----- Data section -----

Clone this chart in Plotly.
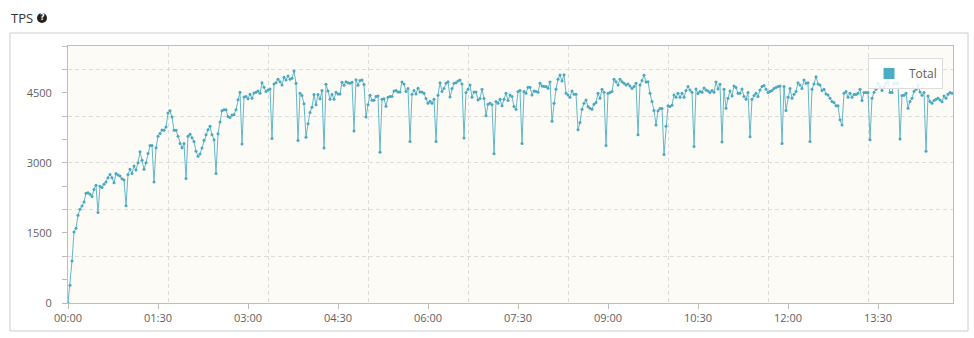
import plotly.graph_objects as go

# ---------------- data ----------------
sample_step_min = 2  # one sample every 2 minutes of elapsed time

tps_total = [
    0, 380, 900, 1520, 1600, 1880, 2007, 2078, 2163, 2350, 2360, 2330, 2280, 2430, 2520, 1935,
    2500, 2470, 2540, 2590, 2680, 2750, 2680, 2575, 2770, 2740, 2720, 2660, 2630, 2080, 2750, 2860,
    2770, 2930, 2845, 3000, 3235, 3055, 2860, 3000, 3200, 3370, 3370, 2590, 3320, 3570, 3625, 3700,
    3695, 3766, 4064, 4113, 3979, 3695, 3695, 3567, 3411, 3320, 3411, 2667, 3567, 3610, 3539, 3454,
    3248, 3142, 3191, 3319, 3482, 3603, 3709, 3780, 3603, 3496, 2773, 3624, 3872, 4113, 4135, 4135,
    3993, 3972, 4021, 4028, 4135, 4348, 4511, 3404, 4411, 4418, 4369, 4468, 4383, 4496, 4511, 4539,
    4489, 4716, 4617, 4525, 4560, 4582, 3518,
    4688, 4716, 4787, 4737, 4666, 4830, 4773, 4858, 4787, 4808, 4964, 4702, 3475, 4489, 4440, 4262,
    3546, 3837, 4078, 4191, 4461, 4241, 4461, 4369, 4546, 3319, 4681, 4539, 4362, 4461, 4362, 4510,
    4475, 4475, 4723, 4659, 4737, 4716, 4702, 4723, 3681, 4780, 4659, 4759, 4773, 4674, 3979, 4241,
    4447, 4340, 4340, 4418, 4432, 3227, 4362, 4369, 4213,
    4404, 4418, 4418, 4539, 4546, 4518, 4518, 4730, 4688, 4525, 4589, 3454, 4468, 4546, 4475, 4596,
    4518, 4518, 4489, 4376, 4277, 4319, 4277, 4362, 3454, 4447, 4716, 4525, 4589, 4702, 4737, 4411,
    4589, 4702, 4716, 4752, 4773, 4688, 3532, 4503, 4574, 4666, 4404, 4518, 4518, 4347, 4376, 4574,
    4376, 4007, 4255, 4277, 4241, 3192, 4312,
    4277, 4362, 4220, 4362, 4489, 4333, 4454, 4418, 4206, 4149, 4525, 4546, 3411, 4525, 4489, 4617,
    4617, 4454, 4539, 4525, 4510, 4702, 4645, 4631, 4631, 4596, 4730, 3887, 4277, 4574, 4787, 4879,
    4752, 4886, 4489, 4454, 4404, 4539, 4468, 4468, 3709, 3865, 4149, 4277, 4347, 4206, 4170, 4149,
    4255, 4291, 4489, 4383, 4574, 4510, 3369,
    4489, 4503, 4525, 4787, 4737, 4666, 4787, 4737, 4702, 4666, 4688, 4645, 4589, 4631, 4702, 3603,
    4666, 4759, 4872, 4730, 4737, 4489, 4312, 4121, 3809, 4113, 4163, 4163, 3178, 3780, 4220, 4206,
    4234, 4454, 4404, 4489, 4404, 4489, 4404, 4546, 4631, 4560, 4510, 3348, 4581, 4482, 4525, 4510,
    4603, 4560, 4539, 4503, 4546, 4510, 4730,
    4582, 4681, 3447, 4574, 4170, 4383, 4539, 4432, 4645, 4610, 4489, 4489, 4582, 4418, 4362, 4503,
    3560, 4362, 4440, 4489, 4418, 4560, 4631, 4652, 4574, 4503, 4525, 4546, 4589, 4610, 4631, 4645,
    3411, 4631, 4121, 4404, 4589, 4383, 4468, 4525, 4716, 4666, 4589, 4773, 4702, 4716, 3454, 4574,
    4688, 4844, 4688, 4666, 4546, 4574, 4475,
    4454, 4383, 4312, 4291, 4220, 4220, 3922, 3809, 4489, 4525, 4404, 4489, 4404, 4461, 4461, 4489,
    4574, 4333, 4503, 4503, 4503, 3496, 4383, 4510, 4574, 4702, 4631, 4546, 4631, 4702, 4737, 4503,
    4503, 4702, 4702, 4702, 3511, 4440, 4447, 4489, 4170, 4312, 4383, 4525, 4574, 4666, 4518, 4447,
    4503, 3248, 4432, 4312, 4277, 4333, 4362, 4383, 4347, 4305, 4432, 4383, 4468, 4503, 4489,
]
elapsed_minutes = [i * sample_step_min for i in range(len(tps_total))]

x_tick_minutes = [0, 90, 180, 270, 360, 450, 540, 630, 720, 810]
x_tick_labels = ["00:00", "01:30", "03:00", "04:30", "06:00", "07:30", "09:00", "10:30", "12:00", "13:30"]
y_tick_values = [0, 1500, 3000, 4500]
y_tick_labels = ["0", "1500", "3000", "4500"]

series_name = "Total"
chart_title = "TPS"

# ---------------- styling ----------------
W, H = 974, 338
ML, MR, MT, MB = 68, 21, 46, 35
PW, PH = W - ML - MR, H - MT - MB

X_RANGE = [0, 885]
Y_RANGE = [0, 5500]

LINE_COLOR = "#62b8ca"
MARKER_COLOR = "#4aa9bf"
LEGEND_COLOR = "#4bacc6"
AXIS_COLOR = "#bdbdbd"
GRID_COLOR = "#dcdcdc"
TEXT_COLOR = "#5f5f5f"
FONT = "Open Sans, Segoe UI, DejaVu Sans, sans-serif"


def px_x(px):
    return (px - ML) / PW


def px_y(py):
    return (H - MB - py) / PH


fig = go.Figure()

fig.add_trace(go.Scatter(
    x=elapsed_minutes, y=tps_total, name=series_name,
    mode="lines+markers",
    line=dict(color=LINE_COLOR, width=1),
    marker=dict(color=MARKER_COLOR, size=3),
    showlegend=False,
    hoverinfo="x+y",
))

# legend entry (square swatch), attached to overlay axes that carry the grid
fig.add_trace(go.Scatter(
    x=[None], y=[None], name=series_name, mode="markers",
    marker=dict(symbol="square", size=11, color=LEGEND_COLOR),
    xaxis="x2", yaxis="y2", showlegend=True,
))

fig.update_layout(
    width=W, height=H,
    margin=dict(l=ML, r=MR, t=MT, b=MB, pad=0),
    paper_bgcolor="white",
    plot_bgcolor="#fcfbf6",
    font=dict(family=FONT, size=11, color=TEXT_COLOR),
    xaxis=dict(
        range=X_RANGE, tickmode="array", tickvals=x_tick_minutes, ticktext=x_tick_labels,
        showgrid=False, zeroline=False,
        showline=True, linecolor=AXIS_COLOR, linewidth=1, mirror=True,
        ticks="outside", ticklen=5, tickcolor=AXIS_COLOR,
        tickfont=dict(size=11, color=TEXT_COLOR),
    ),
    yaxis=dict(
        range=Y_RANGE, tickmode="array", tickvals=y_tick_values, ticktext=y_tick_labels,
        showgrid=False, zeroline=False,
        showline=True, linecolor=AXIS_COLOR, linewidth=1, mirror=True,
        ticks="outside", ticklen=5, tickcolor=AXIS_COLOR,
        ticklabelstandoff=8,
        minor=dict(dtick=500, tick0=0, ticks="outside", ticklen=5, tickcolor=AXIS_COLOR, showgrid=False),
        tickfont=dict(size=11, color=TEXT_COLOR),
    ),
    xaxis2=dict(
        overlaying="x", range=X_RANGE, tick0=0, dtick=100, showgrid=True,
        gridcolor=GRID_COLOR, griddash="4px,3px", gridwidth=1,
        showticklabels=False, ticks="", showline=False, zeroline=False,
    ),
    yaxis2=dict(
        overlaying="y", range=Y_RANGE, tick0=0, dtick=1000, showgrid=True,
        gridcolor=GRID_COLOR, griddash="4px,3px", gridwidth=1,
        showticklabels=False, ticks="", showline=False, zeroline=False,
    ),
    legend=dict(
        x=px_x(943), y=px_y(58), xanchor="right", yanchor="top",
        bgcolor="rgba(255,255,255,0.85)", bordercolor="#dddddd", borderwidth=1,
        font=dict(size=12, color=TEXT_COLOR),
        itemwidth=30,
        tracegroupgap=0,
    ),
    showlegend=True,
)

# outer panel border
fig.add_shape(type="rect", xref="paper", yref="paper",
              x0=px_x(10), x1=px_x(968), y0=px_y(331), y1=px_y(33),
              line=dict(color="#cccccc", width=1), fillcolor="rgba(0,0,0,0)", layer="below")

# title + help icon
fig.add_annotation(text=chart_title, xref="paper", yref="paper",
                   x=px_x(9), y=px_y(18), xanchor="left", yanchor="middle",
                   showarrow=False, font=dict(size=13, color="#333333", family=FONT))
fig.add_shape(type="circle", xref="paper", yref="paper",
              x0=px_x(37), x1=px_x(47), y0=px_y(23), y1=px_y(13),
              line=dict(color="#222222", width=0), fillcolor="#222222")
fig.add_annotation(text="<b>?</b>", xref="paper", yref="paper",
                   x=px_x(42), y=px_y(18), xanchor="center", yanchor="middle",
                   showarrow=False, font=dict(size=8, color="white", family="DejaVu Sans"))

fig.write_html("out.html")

-----

**What the task requires**
Repeat, word for word and with no pictures, only the lines running from the beginning of the data to the line that contains "sample_step_min = 2".

**Result for this exercise**
Clone this chart in Plotly.
import plotly.graph_objects as go

# ---------------- data ----------------
sample_step_min = 2  # one sample every 2 minutes of elapsed time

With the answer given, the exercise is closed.